Иногда я смотрю и слушаю на эстраде исполнителя сатирических фельетонов или куплетов и чувствую, что он исполняет хорошо, но что это уже все, чего можно ожидать от него, это его потолок: выучил (может быть, и сам написал) и читает… Большего от него не жди… А вот когда вы слушали Сокольского, вы чувствовали: это не просто хороший артист, который хорошо читает фельетон (чего бы, кажется, еще?); нет, вы чувствовали, что он умеет горячо спорить, отстаивать свое мнение, что он любит все в искусстве — и живопись, и скульптуру, и поэзию, и прозу. И что не просто любит, а знает все это, знает не понаслышке, не только в пропорции, необходимой для фельетона.
И действительно, Сокольский любил не только живопись и литературу, скульптуру и поэзию, он любил книгу. Любил давно и страстно. Любил не только ее содержание, но и ее историю, ее переплет, ее шрифт, ее издателя, ее опечатки… Он мог не любить ее автора, но он знал его почерк, его стиль, его подлинные мысли. А когда человек что-либо очень хорошо знает и очень любит, ему непременно нужно рассказать другим о своем знании и своей любви.
И Сокольский не мог не начать писать о книге, не мог не стать писателем! Не только формально (принят в Союз писателей СССР), но и по существу: он стал писать уже не репертуар для своих выступлений, а статьи, исследования, книги…
Лично я был очень рад этому «становлению», потому что книги Смирнова-Сокольского читаю с удовольствием, но… Я все-таки как-то спросил Николая Павловича:
— А фельетоны?
— Если удастся, — ответил он, — написать что-нибудь интересное, буду читать; не напишется — не буду. Хотя, — прибавил он со своей лукавой улыбкой, — я ведь уже имею право на пенсию…
— Что ж, — ответил я ему, — фельетоны — вещь преходящая, а книги, они навсегда…

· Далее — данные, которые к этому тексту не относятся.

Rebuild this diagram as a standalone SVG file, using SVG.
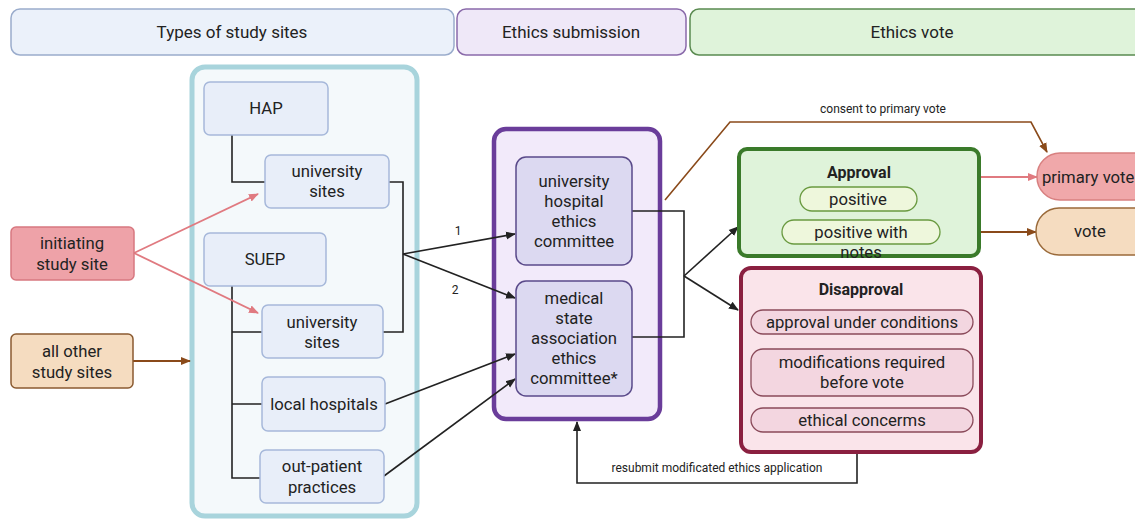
<svg xmlns="http://www.w3.org/2000/svg" width="1135" height="519" viewBox="0 0 1135 519">
<defs>
<style>
text{font-family:Roboto,"Liberation Sans",sans-serif;fill:#222;text-anchor:middle}
.t{font-size:16.7px}
.h{font-size:17px}
.s{font-size:12px}
.b{font-size:16px;font-weight:bold}
.site{fill:#e8eef9;stroke:#a6b8da;stroke-width:1.5}
.ln{fill:none;stroke:#222;stroke-width:1.6}
</style>
<marker id="ak" markerWidth="10" markerHeight="10" refX="9" refY="5" orient="auto" markerUnits="userSpaceOnUse"><path d="M0,1 L10,5 L0,9 Z" fill="#222"/></marker>
<marker id="ap" markerWidth="10" markerHeight="10" refX="9" refY="5" orient="auto" markerUnits="userSpaceOnUse"><path d="M0,1 L10,5 L0,9 Z" fill="#e07a80"/></marker>
<marker id="ab" markerWidth="10" markerHeight="10" refX="9" refY="5" orient="auto" markerUnits="userSpaceOnUse"><path d="M0,1 L10,5 L0,9 Z" fill="#8a4a1a"/></marker>
</defs>
<rect width="1135" height="519" fill="#fff"/>

<g id="headers">
<rect x="11" y="9" width="443" height="46" rx="9" fill="#ebf1fa" stroke="#9aaccc" stroke-width="1.5"/>
<text class="h" x="232" y="38">Types of study sites</text>
<rect x="457" y="9" width="229" height="46" rx="9" fill="#efe8f8" stroke="#8a6aaa" stroke-width="1.5"/>
<text class="h" x="571" y="38">Ethics submission</text>
<rect x="690" y="9" width="460" height="46" rx="9" fill="#dff3da" stroke="#5a8a50" stroke-width="1.5"/>
<text class="h" x="912" y="38">Ethics vote</text>
</g>

<g id="sites-container">
<rect x="192" y="67" width="225" height="449" rx="13" fill="#f4f9fb" stroke="#a8d4dc" stroke-width="5"/>
</g>
<g id="submission-container">
<rect x="494" y="129" width="166" height="290" rx="12" fill="#f2eafa" stroke="#6a3d9a" stroke-width="4.5"/>
</g>

<g id="connectors">
<path class="ln" d="M232,135 V182 H265"/>
<path class="ln" d="M389,182 H403 V332 H383"/>
<path class="ln" d="M232,286 V478 H260 M232,332 H262 M232,404 H262"/>
<line class="ln" x1="403" y1="254" x2="515" y2="234" marker-end="url(#ak)"/>
<line class="ln" x1="403" y1="254" x2="515" y2="298" marker-end="url(#ak)"/>
<text class="s" x="458" y="235">1</text>
<text class="s" x="455" y="294">2</text>
<line class="ln" x1="385" y1="404" x2="515" y2="354" marker-end="url(#ak)"/>
<line class="ln" x1="384" y1="476" x2="515" y2="379" marker-end="url(#ak)"/>
<path class="ln" d="M632,211 H684 V337 H632"/>
<line class="ln" x1="684" y1="276" x2="738" y2="227" marker-end="url(#ak)"/>
<line class="ln" x1="684" y1="276" x2="738" y2="310" marker-end="url(#ak)"/>
<line x1="134" y1="253" x2="258" y2="194" stroke="#e07a80" stroke-width="1.8" marker-end="url(#ap)"/>
<line x1="134" y1="253" x2="258" y2="313" stroke="#e07a80" stroke-width="1.8" marker-end="url(#ap)"/>
<line x1="133" y1="361" x2="190" y2="361" stroke="#8a4a1a" stroke-width="1.8" marker-end="url(#ab)"/>
<path d="M665,200 L730,122 H1031 L1047,152" fill="none" stroke="#8a4a1a" stroke-width="1.6" marker-end="url(#ab)"/>
<text class="s" x="883" y="113">consent to primary vote</text>
<line x1="980" y1="177" x2="1037" y2="177" stroke="#e07a80" stroke-width="2" marker-end="url(#ap)"/>
<line x1="980" y1="232" x2="1036" y2="232" stroke="#8a4a1a" stroke-width="2" marker-end="url(#ab)"/>
<path class="ln" d="M857,453 V483 H577 V422" marker-end="url(#ak)"/>
<text class="s" x="717" y="472">resubmit modificated ethics application</text>
</g>

<g id="hap"><rect class="site" x="204" y="82" width="124" height="53" rx="6"/><text class="t" x="266" y="114">HAP</text></g>
<g id="univ-sites-1"><rect class="site" x="265" y="155" width="124" height="53" rx="6"/><text class="t" x="327" y="177">university</text><text class="t" x="327" y="197">sites</text></g>
<g id="suep"><rect class="site" x="204" y="233" width="122" height="53" rx="6"/><text class="t" x="265" y="265">SUEP</text></g>
<g id="univ-sites-2"><rect class="site" x="262" y="305" width="121" height="53" rx="6"/><text class="t" x="322" y="328">university</text><text class="t" x="322" y="348">sites</text></g>
<g id="local-hospitals"><rect class="site" x="262" y="377" width="123" height="54" rx="6"/><text class="t" x="324" y="410">local hospitals</text></g>
<g id="out-patient"><rect class="site" x="260" y="450" width="124" height="53" rx="6"/><text class="t" x="322" y="472">out-patient</text><text class="t" x="322" y="493">practices</text></g>

<g id="initiating"><rect x="11" y="227" width="123" height="53" rx="5" fill="#eea2a8" stroke="#d87880" stroke-width="1.5"/><text class="t" x="72" y="249">initiating</text><text class="t" x="72" y="270">study site</text></g>
<g id="all-other"><rect x="11" y="334" width="122" height="54" rx="5" fill="#f5dcc0" stroke="#8a5a30" stroke-width="1.5"/><text class="t" x="72" y="357">all other</text><text class="t" x="72" y="378">study sites</text></g>

<g id="uni-hospital-ec"><rect x="516" y="157" width="116" height="108" rx="10" fill="#dcd9f1" stroke="#5a4a8a" stroke-width="1.5"/>
<text class="t" x="574" y="187">university</text><text class="t" x="574" y="207">hospital</text><text class="t" x="574" y="227">ethics</text><text class="t" x="574" y="247">committee</text></g>
<g id="medical-state-ec"><rect x="516" y="281" width="116" height="115" rx="10" fill="#dcd9f1" stroke="#5a4a8a" stroke-width="1.5"/>
<text class="t" x="574" y="304">medical</text><text class="t" x="574" y="324">state</text><text class="t" x="574" y="344">association</text><text class="t" x="574" y="364">ethics</text><text class="t" x="574" y="384">committee*</text></g>

<g id="approval"><rect x="739" y="149" width="240" height="107" rx="8" fill="#dff3da" stroke="#3a7a2a" stroke-width="4"/>
<text class="b" x="859" y="178">Approval</text>
<rect x="800" y="187" width="117" height="24" rx="12" fill="#eef7dc" stroke="#6a9a40" stroke-width="1.3"/><text class="t" x="858" y="205">positive</text>
<rect x="782" y="220" width="158" height="24" rx="12" fill="#eef7dc" stroke="#6a9a40" stroke-width="1.3"/><text class="t" x="861" y="238">positive with</text><text class="t" x="861" y="258">notes</text></g>

<g id="disapproval"><rect x="741" y="268" width="240" height="184" rx="10" fill="#fae4ea" stroke="#8a2040" stroke-width="4"/>
<text class="b" x="861" y="295">Disapproval</text>
<rect x="751" y="310" width="222" height="24" rx="12" fill="#f3d6e0" stroke="#8a4a5a" stroke-width="1.3"/><text class="t" x="862" y="328">approval under conditions</text>
<rect x="751" y="349" width="222" height="47" rx="12" fill="#f3d6e0" stroke="#8a4a5a" stroke-width="1.3"/><text class="t" x="862" y="368">modifications required</text><text class="t" x="862" y="388">before vote</text>
<rect x="751" y="408" width="222" height="24" rx="12" fill="#f3d6e0" stroke="#8a4a5a" stroke-width="1.3"/><text class="t" x="862" y="426">ethical concerms</text></g>

<g id="primary-vote"><rect x="1037" y="153" width="130" height="47" rx="23" fill="#f0a8aa" stroke="#d88080" stroke-width="1.5"/><text class="t" x="1042" y="183" style="text-anchor:start">primary vote</text></g>
<g id="vote"><rect x="1036" y="208" width="130" height="47" rx="23" fill="#f5dcc0" stroke="#9a6a3a" stroke-width="1.5"/><text class="t" x="1090" y="237">vote</text></g>
</svg>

Бывало, многие из его зрителей, уходя с концерта, говорили: «Слыхали, оказывается, этот фельетонист Смирнов-Сокольский еще и книги пишет?! Здорово!» А может быть, через много лет какой-нибудь книголюб, прочитав его «Книгу о книгах», удивленно скажет: «Слыхали, оказывается, этот писатель Смирнов-Сокольский еще и конферировал и фельетоны читал на эстраде!.. Здорово!»
Многогранное дарование Николая Павловича Смирнова-Сокольского, его ум, его неумение делать что-либо наполовину, его бурный темперамент, его нетерпимость не только окружили его друзьями и единомышленниками, но и породили много врагов. Но и те и другие теперь, когда его нет среди нас, осознали, какую огромную роль сыграл Смирнов-Сокольский в становлении советской эстрады и в создании вокруг нее атмосферы дружелюбия и уважения.

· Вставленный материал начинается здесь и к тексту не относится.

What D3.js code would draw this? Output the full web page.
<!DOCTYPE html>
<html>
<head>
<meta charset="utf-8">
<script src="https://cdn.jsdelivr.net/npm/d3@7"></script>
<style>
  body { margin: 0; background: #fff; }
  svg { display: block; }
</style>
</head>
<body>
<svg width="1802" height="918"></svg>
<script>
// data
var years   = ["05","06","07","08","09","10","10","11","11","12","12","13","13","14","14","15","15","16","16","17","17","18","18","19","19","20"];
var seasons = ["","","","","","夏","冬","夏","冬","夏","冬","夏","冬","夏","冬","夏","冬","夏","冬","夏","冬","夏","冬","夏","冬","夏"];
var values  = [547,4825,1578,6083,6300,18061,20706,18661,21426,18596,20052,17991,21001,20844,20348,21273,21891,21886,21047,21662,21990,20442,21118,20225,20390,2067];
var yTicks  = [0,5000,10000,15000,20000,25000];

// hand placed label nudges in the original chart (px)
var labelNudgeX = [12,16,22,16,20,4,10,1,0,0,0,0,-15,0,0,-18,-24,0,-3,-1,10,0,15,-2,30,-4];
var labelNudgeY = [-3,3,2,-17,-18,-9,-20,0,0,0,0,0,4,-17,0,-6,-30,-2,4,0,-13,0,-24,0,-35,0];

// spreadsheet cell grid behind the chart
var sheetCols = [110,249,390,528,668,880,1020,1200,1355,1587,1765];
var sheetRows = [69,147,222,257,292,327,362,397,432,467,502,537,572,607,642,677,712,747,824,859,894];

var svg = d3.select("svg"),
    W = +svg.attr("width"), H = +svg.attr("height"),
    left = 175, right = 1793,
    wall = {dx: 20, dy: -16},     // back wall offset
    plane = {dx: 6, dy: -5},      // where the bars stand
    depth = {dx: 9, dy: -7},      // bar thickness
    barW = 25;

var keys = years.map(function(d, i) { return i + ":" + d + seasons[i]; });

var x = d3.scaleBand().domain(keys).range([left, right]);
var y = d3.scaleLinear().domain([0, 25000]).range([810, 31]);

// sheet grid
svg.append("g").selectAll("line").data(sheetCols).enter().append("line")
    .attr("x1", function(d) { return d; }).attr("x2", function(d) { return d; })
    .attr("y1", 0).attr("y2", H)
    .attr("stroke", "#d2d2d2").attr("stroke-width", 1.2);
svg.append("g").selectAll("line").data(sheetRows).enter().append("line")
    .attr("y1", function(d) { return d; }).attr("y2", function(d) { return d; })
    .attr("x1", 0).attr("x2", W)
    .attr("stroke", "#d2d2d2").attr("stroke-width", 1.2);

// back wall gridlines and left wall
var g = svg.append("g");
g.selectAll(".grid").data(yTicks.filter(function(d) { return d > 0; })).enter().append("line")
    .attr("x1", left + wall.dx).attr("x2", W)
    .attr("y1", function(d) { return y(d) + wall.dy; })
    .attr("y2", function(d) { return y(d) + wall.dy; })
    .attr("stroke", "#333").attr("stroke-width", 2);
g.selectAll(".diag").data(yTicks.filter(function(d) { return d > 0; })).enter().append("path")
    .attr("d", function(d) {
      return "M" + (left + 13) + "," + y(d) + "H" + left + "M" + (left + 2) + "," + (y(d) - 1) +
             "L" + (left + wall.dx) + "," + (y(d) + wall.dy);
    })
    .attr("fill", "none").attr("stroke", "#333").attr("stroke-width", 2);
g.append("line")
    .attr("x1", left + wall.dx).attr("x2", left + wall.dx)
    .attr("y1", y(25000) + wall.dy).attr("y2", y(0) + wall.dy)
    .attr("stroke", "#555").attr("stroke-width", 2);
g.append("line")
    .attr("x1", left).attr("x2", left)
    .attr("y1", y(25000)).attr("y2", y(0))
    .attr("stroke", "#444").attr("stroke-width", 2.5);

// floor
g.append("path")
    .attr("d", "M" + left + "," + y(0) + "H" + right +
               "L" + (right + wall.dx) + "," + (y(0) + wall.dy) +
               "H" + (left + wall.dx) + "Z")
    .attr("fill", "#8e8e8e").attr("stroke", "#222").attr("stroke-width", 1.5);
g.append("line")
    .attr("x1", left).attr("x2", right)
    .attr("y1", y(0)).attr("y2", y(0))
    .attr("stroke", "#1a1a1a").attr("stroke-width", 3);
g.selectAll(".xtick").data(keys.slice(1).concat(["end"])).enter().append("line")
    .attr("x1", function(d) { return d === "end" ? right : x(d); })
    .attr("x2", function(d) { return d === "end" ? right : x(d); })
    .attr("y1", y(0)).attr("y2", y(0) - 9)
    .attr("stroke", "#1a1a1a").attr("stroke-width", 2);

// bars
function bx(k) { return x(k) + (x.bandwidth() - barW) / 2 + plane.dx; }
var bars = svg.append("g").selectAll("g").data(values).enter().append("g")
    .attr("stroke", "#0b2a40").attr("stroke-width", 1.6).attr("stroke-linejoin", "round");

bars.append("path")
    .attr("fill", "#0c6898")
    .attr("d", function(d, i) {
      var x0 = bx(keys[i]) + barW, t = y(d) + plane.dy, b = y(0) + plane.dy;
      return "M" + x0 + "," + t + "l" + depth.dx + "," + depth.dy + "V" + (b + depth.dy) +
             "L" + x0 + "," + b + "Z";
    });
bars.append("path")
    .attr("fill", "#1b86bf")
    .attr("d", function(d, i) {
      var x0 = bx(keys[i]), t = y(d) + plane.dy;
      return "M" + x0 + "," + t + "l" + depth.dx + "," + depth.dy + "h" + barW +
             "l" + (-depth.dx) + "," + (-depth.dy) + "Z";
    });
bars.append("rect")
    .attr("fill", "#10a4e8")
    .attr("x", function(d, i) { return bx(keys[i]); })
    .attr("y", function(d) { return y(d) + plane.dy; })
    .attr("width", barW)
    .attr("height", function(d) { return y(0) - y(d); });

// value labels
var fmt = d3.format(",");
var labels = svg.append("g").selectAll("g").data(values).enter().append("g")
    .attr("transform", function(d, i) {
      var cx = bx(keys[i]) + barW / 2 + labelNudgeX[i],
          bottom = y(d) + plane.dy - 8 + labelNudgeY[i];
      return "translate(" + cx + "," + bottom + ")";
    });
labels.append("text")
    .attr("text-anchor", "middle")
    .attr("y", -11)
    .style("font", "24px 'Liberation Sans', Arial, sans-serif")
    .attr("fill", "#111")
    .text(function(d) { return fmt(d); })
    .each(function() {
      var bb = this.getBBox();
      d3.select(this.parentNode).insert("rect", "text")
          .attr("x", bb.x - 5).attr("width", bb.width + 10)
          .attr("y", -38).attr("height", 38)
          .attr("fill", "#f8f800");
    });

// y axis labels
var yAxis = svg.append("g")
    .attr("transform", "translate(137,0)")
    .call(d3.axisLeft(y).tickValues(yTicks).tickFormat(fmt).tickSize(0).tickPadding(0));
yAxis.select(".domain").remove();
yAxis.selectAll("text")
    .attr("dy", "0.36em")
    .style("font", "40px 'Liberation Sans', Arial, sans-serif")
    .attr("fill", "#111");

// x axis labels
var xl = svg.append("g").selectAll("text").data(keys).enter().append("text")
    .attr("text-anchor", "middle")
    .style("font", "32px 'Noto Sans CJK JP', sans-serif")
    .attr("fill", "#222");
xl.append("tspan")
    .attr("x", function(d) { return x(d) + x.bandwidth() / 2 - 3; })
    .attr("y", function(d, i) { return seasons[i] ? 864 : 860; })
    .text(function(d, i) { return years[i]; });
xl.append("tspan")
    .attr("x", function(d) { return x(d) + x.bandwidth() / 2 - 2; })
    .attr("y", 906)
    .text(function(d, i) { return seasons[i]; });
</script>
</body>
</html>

Был я у него. Ничего не изменилось, книги те же и на тех же местах, но его место за письменным столом… Нет! Место это не пусто!
После смерти Николая Павловича Софья Петровна Близниковская, его жена, бессменный помощник и друг (в свое время прекрасная актриса, соратница моя по Театру сатиры), выпустила подготовленные самим Сокольским к печати книги «Рассказы о прижизненных изданиях Пушкина», «Русские литературные альманахи и сборники XVIII—XIX вв.» и роскошно изданный двухтомник «Моя библиотека» — над ним он работал свыше двадцати пяти лет, аннотируя и описывая книги своей библиотеки. Софья Петровна подобрала материалы для книги «45 лет на эстраде», посвященной работе Сокольского как фельетониста, критика и теоретика эстрадного искусства. Книга эта увидела свет в 1976 г.
* * *
Сколько имен! А скольких я еще не назвал! (О них можно прочесть в интересной книге Э. Шапировского «Конферанс и конферансье».) И у каждого была своя творческая физиономия, свой художественный почерк. Но при всем различии у всех у них было одно общее: они не демонстрировали зрителю своего умения, а конферировали, то есть, беседуя со зрителем, вели программу.
Правда, беседа почти всегда была «односторонняя» — зал молчал, но молчал так, как молчит гость, когда хозяин рассказывает что-либо одинаково интересное им обоим. В данном случае хозяин-конферансье та вспоминает, о чем сегодня пишут газеты, то рисует «устные политические карикатуры», то знакомит вас с другими своими гостями — артистами, которых он припас сегодня. И все это — легким разговорным тоном.
О чем бы мы ни говорили — о голосе певицы или о ножках балерины, о мелких бытовых неполадках или о высокой политике, — всегда разговор начинался с только что прошедшего номера или увязывался с тем, что сейчас будет. И все это непременно так, чтобы артисту, который сейчас появится, было удобно выйти на сцену, ибо (еще и еще раз повторяю) конферансье должен вести концерт.